日産自動車は20日、SUV「エクストレイル」を全面改良し、25日に発売すると発表した。初代モデルからのDNA「タフギア」(走破性)を継承しつつ、新たに“上質さ”を加えた。シリーズハイブリッドシステム「eパワー」の第2世代と電動駆動四輪制御技術「e―4ORCE(eフォース)」を搭載し、上質ながらアウトドアも楽しめる本格SUVに仕上げた。

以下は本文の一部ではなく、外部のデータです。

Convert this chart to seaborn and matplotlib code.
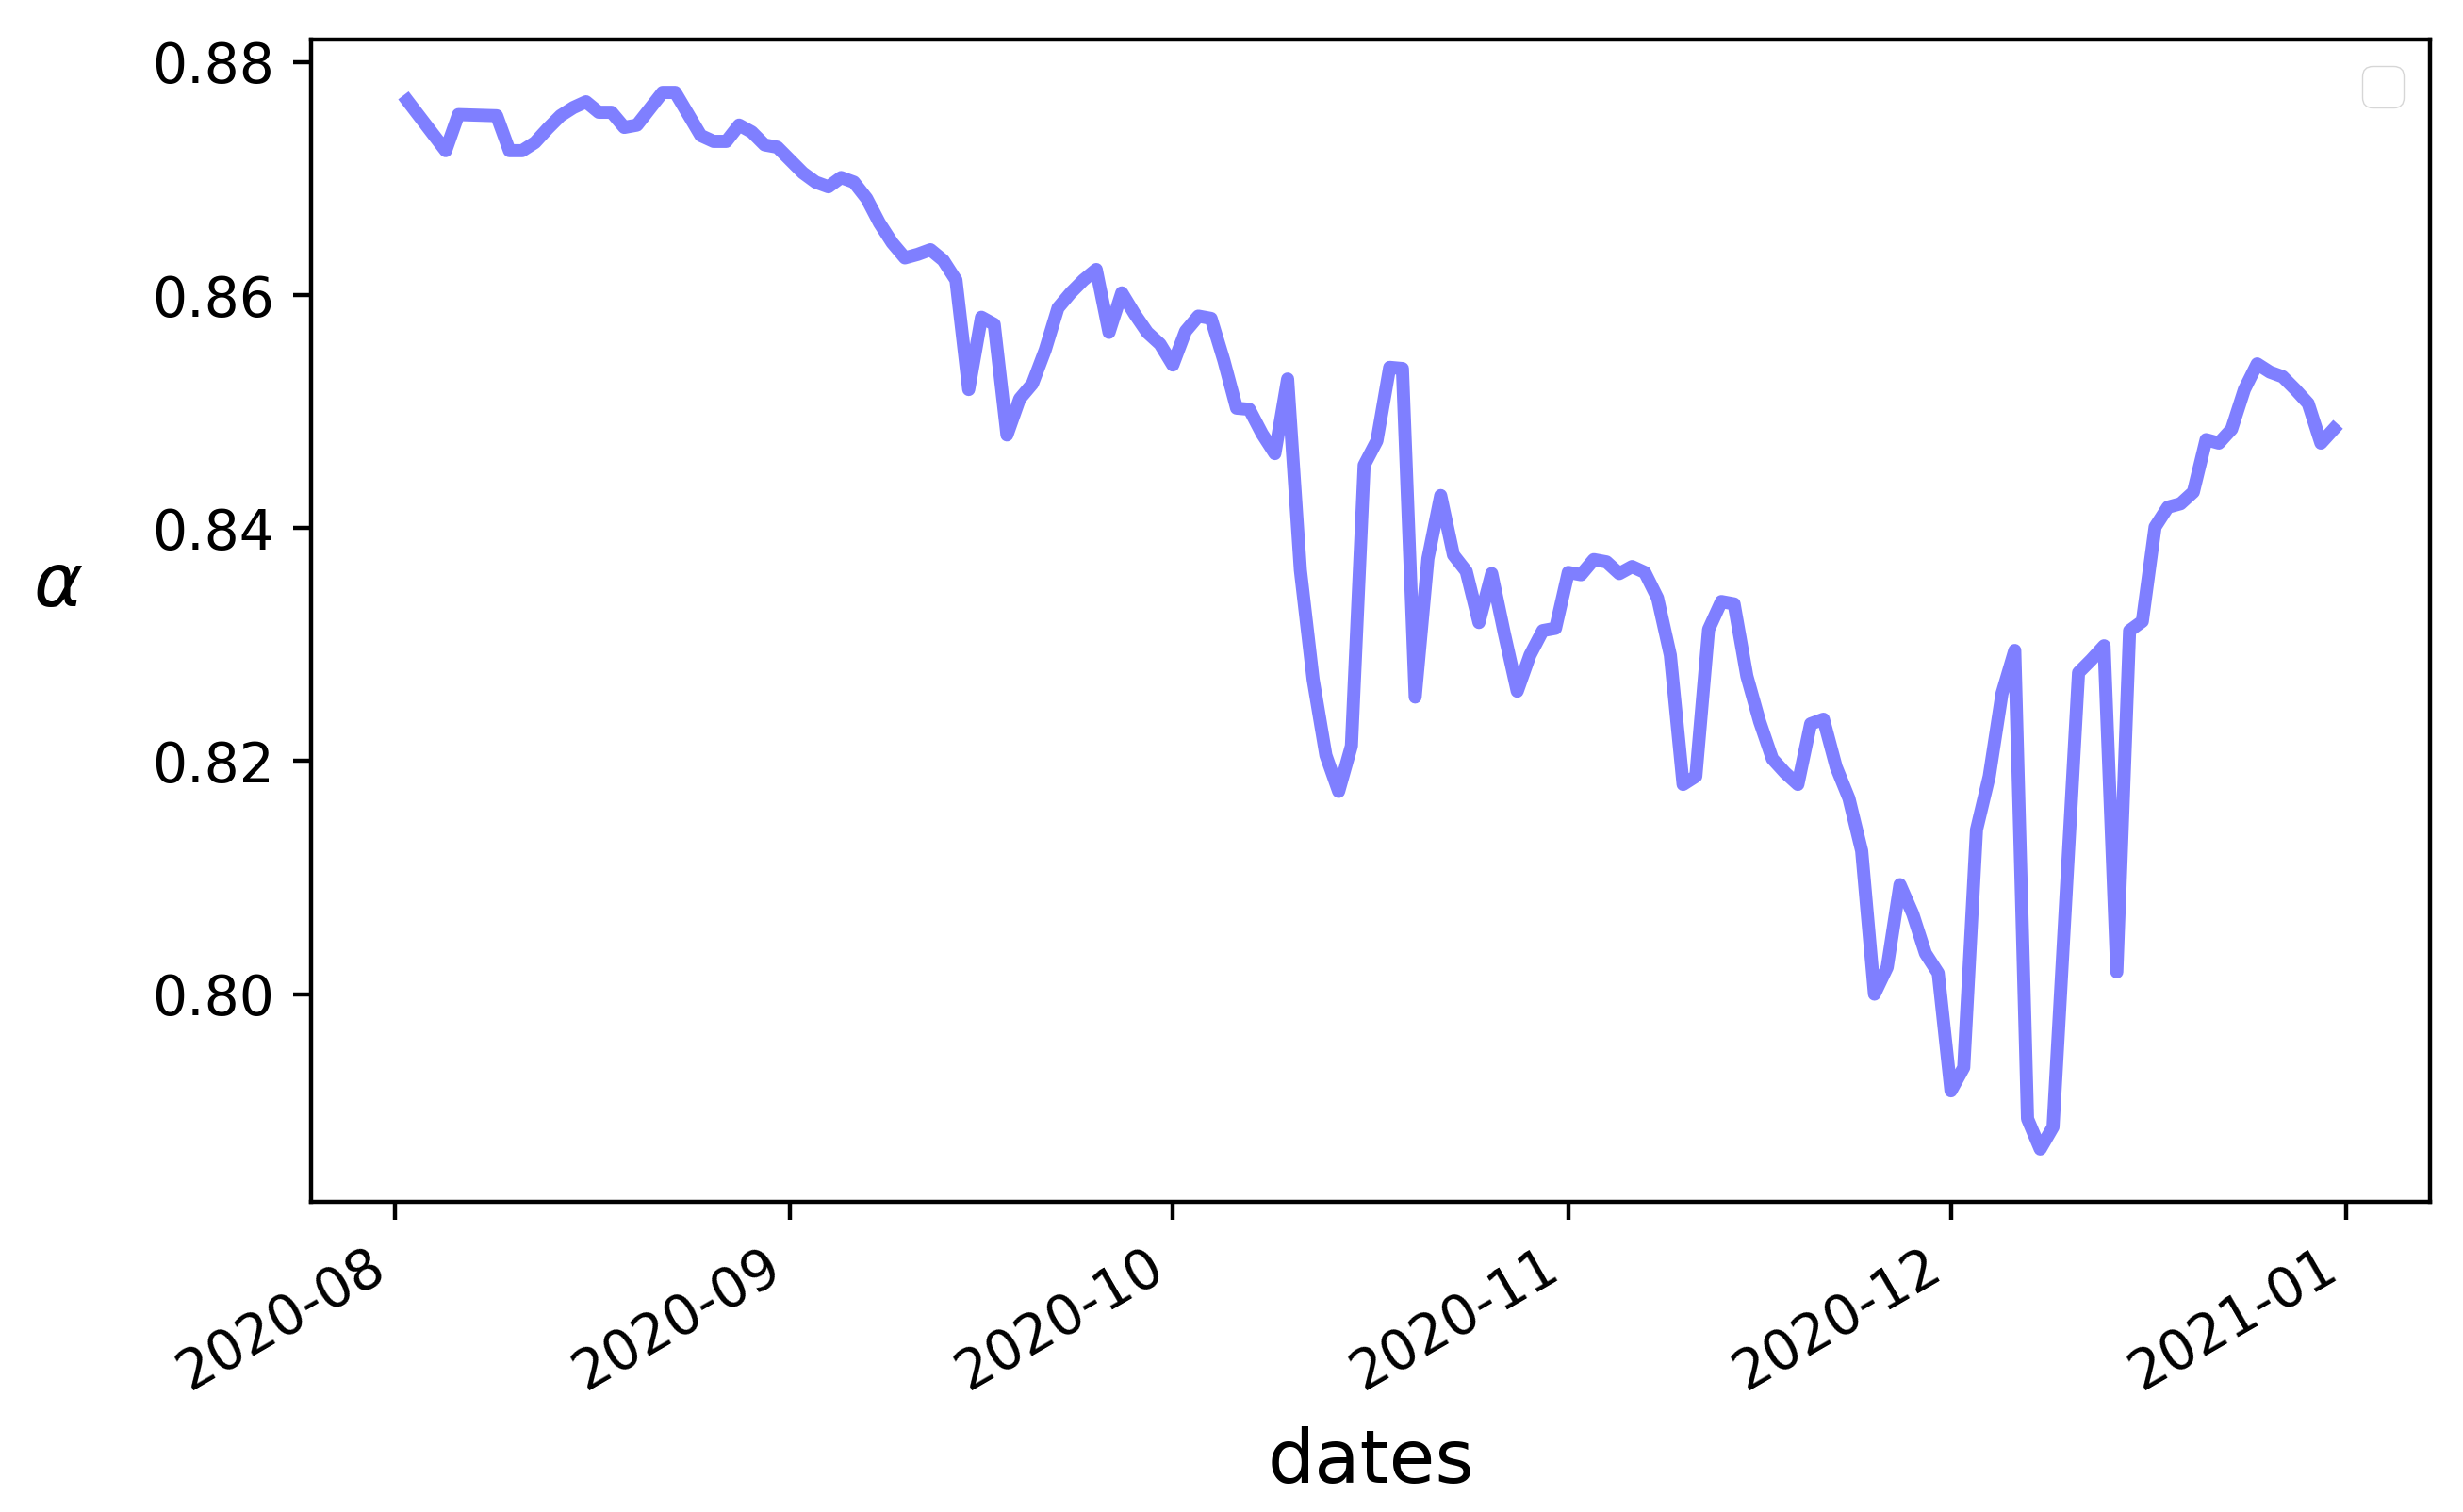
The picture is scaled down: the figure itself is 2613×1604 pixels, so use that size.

 9年ぶりに全面改良した4代目はプラットフォームを一新し、軽量化とともに車体の高剛性化を図った。モーターとインバーターを刷新した第2世代eパワーを搭載し、発電用エンジンには、日産が世界で初めて量産化した可変圧縮比エンジン「VCターボエンジン」を初採用した。これにより高い静粛性と力強い走りを実現した。

 eフォースは路面と車両状況を瞬時に判断し、前後2基の高出力モーターと左右のブレーキを細かく制御することで四輪の駆動力を最適化する。コーナーリングでの意のままの走りや、雪道やオフロードでの高い走破性、市街地での快適な乗り心地を実現した。

 2WDモデルの燃費は、WLTCモードで19.7㌔㍍/㍑と、従来型に対し4.7㌔㍍/㍑向上した。

 安全装備は、高速道路単一車線での運転支援技術「プロパイロット」にナビゲーションと連動してドライバーの操作頻度を軽減する機能を追加したほか、駐車時に必要な操作を自動で制御する「プロパイロットパーキング」を搭載した。

 上下2階建て構造のヘッドランプや、タン色のナッパレザーのシート設定など内外装で上質感を演出した。

 12.3㌅のメーターディスプレーと、ナビ機能を備えたセンターディスプレー、10.8㌅の大型ヘッドアップディスプレーを搭載した。

 価格は、2WDが319万8800~429万8800円。4WDが347万9300~449万9千円(いずれも消費税込み)。最廉価の価格は、従来型と比べ71万6100円高となる。4WDを25日に、2WDを今秋に発売する。日産自動車九州で生産する。

 20日に本社(横浜市西区)で開催した発表会では、アシュワニ・グプタCOOが「エクストレイルは、日産の電動化戦略をけん引する役割を果たしていく」と述べた。